You furiously flip through pages of cookbooks and scores of websites for recipes. There is always the hope that the six tomatoes, four carrots, and one stick of ginger in the refrigerator will lend themselves to dishes of culinary supremacy, the kind which when photographed, look like they’re straight out of a Tarla Dalal book, beaming and utterly unrealistic.
You always looks out for the toughest, most ingenuous recipe. After all, one doesn’t haul one’s ass to the kitchen to make carrot juice. No, the dish must be of legendary, Barney-like proportions, the one you see on Travel and Living, the one that would send Sanjeev Kapoor into fits of ecstasy.
But then you realise very soon that you could cut, squeeze, grind, blend, grill, and skewer tomatoes and they’d still remain tomatoes and not magically turn into an exotic fettuccine alfredo with sun dried tomatoes—not without Tofutti vegan cream cheese, soy margarine, and soy milk at least. And since one can’t really be expected to walk down to the nearest supermarket in the scorching sun, all for a plate of squiggly semolina, you’d always try to convince yourself that Those Ingredients Are Merely Superfluous and The Alfredo Will Taste Great No Matter What.
So you set the pasta to boil, cut and fry the onions, ginger, and green chilies. Everything seems alright so far and the pasta is in the semi-final stage.
Now this is the moment that one leans against the kitchen wall and commences on a round of Culinary Fantasies. That pasta boiling away merrily is going to turn out so well, that on eating it, you will go weak in your knees; you’ll proudly flaunt it amidst friends and relatives who, upon eating it, go weak in their respective knees, begging you for ‘One more bite, please, just one more!’. You might receive phone calls, Facebook posts, and text messages saying, ‘It’s been a long time… can we taste your Pasta Alfredo again?‘ And sooner or later, Little Italy is bound to call you up and say, ‘We’re ready to pay you any amount, name your price—no no, here’s a blank cheque, just give us the recipe of your Pasta Alfredo, now!’
But while your mind is revelling in pleasant daydreams, your ever sharp nose detects that the aroma of the merrily boiling pasta doesn’t quite fill the kitchen, let alone the house.
You panic almost immediately, wondering if something could have gone wrong. You think that there isn’t enough masala, perhaps, so you empty a packet of Maggi Noodles masala—all for the flavouring, you know. You stir and stir in vain, and in moments of creativity add turmeric, chilli powder, and green peas, remembering what you had learnt in English class about copiousness leading to mirth.
Slowly the hesitating liquid in front of you begins emitting delicious vapours and all’s well with the world again.
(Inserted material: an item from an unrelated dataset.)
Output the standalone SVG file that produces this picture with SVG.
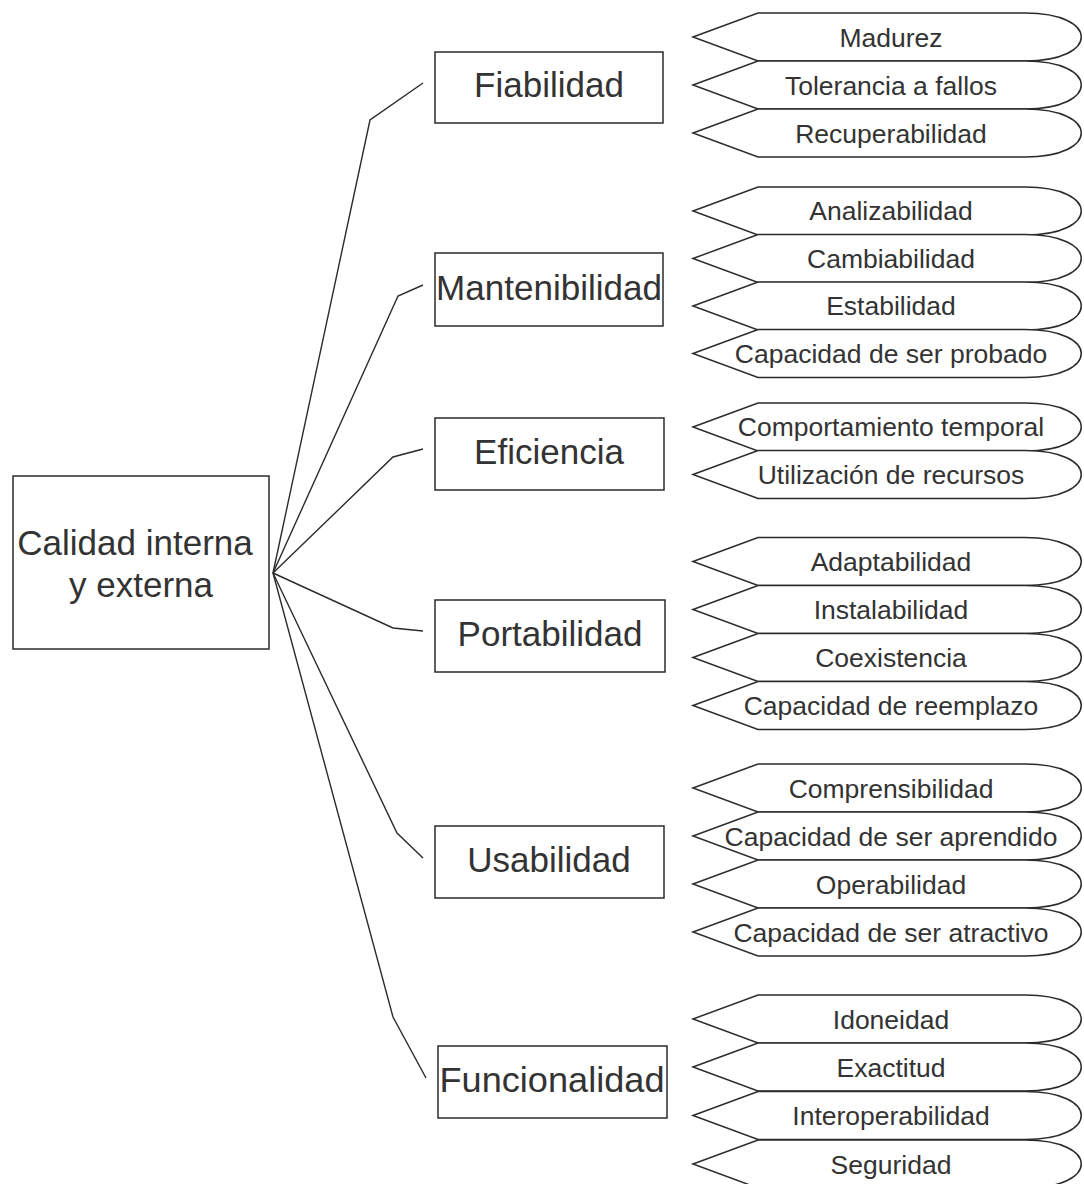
<svg xmlns="http://www.w3.org/2000/svg" width="1084" height="1184" viewBox="0 0 1084 1184">
<style>
.box{fill:#fff;stroke:#2b2b2b;stroke-width:1.5}
.leaf{fill:#fff;stroke:#2b2b2b;stroke-width:1.5}
.con{fill:none;stroke:#2b2b2b;stroke-width:1.4}
.bt{font-family:"Liberation Sans",Arial,sans-serif;font-size:35px;fill:#333;text-anchor:middle}
.lt{font-family:"Liberation Sans",Arial,sans-serif;font-size:26.5px;fill:#333;text-anchor:middle}
</style>
<defs>
<path id="lf" d="M693,24 L758,0 L1025,0 C1100,0 1100,48 1025,48 L758,48 Z"/>
</defs>
<rect width="1084" height="1184" fill="#fff"/>
<g id="connectors">
<polyline class="con" points="273,573 370,120 423,83"/>
<polyline class="con" points="273,573 398,296 423,285"/>
<polyline class="con" points="273,573 393,457 423,449"/>
<polyline class="con" points="273,573 393,628 423,631"/>
<polyline class="con" points="273,573 397,833 423,858"/>
<polyline class="con" points="273,573 393,1017 426,1078"/>
</g>
<g id="root"><rect class="box" x="13" y="476" width="256" height="173"/><text class="bt" x="135" y="555">Calidad interna</text><text class="bt" x="141" y="597">y externa</text></g>
<g id="fiabilidad"><rect class="box" x="435" y="52" width="228" height="71"/><text class="bt" x="549" y="97">Fiabilidad</text></g>
<g id="mantenibilidad"><rect class="box" x="435" y="253" width="228" height="73"/><text class="bt" x="549" y="300" textLength="226" lengthAdjust="spacingAndGlyphs">Mantenibilidad</text></g>
<g id="eficiencia"><rect class="box" x="435" y="418" width="229" height="72"/><text class="bt" x="549" y="464">Eficiencia</text></g>
<g id="portabilidad"><rect class="box" x="435" y="600" width="230" height="72"/><text class="bt" x="550" y="646">Portabilidad</text></g>
<g id="usabilidad"><rect class="box" x="435" y="826" width="229" height="72"/><text class="bt" x="549" y="872">Usabilidad</text></g>
<g id="funcionalidad"><rect class="box" x="438" y="1046" width="229" height="72"/><text class="bt" x="552" y="1092" textLength="225" lengthAdjust="spacingAndGlyphs">Funcionalidad</text></g>
<g id="l-madurez"><use href="#lf" class="leaf" y="13"/><text class="lt" x="891" y="46.5">Madurez</text></g>
<g id="l-tolerancia"><use href="#lf" class="leaf" y="61"/><text class="lt" x="891" y="94.5">Tolerancia a fallos</text></g>
<g id="l-recuperabilidad"><use href="#lf" class="leaf" y="109"/><text class="lt" x="891" y="142.5">Recuperabilidad</text></g>
<g id="l-analizabilidad"><use href="#lf" class="leaf" y="187"/><text class="lt" x="891" y="220">Analizabilidad</text></g>
<g id="l-cambiabilidad"><use href="#lf" class="leaf" y="234.5"/><text class="lt" x="891" y="267.5">Cambiabilidad</text></g>
<g id="l-estabilidad"><use href="#lf" class="leaf" y="282"/><text class="lt" x="891" y="315">Estabilidad</text></g>
<g id="l-probado"><use href="#lf" class="leaf" y="329.5"/><text class="lt" x="891" y="362.5">Capacidad de ser probado</text></g>
<g id="l-comportamiento"><use href="#lf" class="leaf" y="403"/><text class="lt" x="891" y="436">Comportamiento temporal</text></g>
<g id="l-utilizacion"><use href="#lf" class="leaf" y="450.5"/><text class="lt" x="891" y="483.5">Utilización de recursos</text></g>
<g id="l-adaptabilidad"><use href="#lf" class="leaf" y="537.5"/><text class="lt" x="891" y="571">Adaptabilidad</text></g>
<g id="l-instalabilidad"><use href="#lf" class="leaf" y="585.5"/><text class="lt" x="891" y="619">Instalabilidad</text></g>
<g id="l-coexistencia"><use href="#lf" class="leaf" y="633.5"/><text class="lt" x="891" y="667">Coexistencia</text></g>
<g id="l-reemplazo"><use href="#lf" class="leaf" y="681.5"/><text class="lt" x="891" y="715">Capacidad de reemplazo</text></g>
<g id="l-comprensibilidad"><use href="#lf" class="leaf" y="764"/><text class="lt" x="891" y="797.5">Comprensibilidad</text></g>
<g id="l-aprendido"><use href="#lf" class="leaf" y="812"/><text class="lt" x="891" y="845.5">Capacidad de ser aprendido</text></g>
<g id="l-operabilidad"><use href="#lf" class="leaf" y="860"/><text class="lt" x="891" y="893.5">Operabilidad</text></g>
<g id="l-atractivo"><use href="#lf" class="leaf" y="908"/><text class="lt" x="891" y="941.5">Capacidad de ser atractivo</text></g>
<g id="l-idoneidad"><use href="#lf" class="leaf" y="995"/><text class="lt" x="891" y="1028.5">Idoneidad</text></g>
<g id="l-exactitud"><use href="#lf" class="leaf" y="1043"/><text class="lt" x="891" y="1076.5">Exactitud</text></g>
<g id="l-interoperabilidad"><use href="#lf" class="leaf" y="1091.5"/><text class="lt" x="891" y="1125">Interoperabilidad</text></g>
<g id="l-seguridad"><use href="#lf" class="leaf" y="1140"/><text class="lt" x="891" y="1173.5">Seguridad</text></g>
</svg>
There is something incredibly satisfying about the smell of tomatoes cooked in Maggi Noodles masala, something which immediately gets your eyes glazing and your mouth watering. Maggi Noodles masala is probably the best invention in the world since sliced bread, though they’d probably taste awful together. It is, thus, pure injustice that the masala is never sold separately, as if you’re expected to use the masala to cook noodles alone, and not for instance, to make pani puri or paneer butter masala—not to mention, some Pasta Alfredo. It is as if your magnum opus bubbling in front of you is fraudulent, the mere thought of which makes you shudder.
Twenty minutes and twenty-five hasty stirs later, you can’t help but notice that the pasta looks confused and when photographed, would vaguely remind you of dal tadka poured over semiya upma. But you quickly assure yourself that it’s all about using the Right Cutlery under the Right Lighting.
Two hours later, you emerge out of the kitchen, sweaty, grimy, and very un-Nigella-Lawson-like. Yet, you look victorious, for in your hand is a plate of your very own Italian-inspired creation, topped liberally with tomato ketchup. You make your way to your room, pick up Sons and Lovers and proceed to put your feet up. You take a bite, you close your eyes, and sigh, as your masterpiece makes its way down to your stomach. Maybe you’re not that bad a cook after all!